Greylisting -- Was: Anti Spam
bsilver at chrononomicon.com
Mon Apr 30 19:16:46 UTC 2007
On Apr 30, 2007, at 6:19 AM, cpghost wrote:
> On Mon, Apr 30, 2007 at 01:16:23AM -0700, Ted Mittelstaedt wrote:
>> The system that would cause problems if it ran
>> greylisting is not MY system. It's the mailserver owned by the
>> company that I am sending to. If they went and installed
>> it is highly unlikely I could get them to whitelist me. (have you
>> ever, for example, tried to get a system off AOL's internal
> Yes, that's indeed a problem; but how likely would that be?
> Cellular operators know that their clients expect speedy
> delivery of SMS, including those sent via SMTP. They know
> better than to introduce greylisting latency at the gateway
> when there's already normal latency at the SMSC.
> Have you confirmed with your cellular operator that they
> don't offer additional gateways; e.g. based on ICQ, HTTP
> and whatnot? Most likely, they don't offer SMPP-over-TCP
> connections to end-users ( http://www.smsforum.net/ ),
> but probably to a couple of third-party providers that
> you could use instead?
This won't work because you're suggesting he change the system he
likes. No matter what, greylisting to him is apparently impossible
because users need their email as an instant messaging service. The
possibility of establishing a domain into a whitelist or testing a
connection and notification system periodically, which would put his
domain into their imaginary whitelist, is simply too inconvenient,
unlike the deletion of spam that a greylist could have prevented
coming into my inbox. That apparently isn't inconvenient or annoying
in the least.
I apparently hold the wrong view. I think greylisting is still a
pain in the butt for spammers.
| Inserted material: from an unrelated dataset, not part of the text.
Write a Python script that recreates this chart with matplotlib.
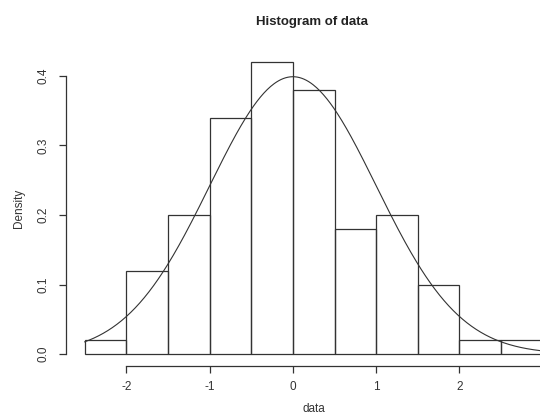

It causes mail servers to have to
take the time to retry email, something spammers don't like wasting
time doing. If they're doing something to spoof connections then the
mail would not even retry because it's going to an illegitimate or
nonexistent mail server. But none of this is possibly even a
percentage of help for your mail server. Apparently the extra layers
to try slowing or easing the load on your server is a waste because
it's *possible* to bypass it without resorting to math magic like the
stats poisoning used against SpamAssassin now.
For me, I want to slow their servers and waste their resources, just
like they waste my CPU and storage space. I don't use email as an IM
service nor do I use it as a critical availability service without
investing lots and lots of money on redundancy, so I don't see the
problem with companies using greylisting.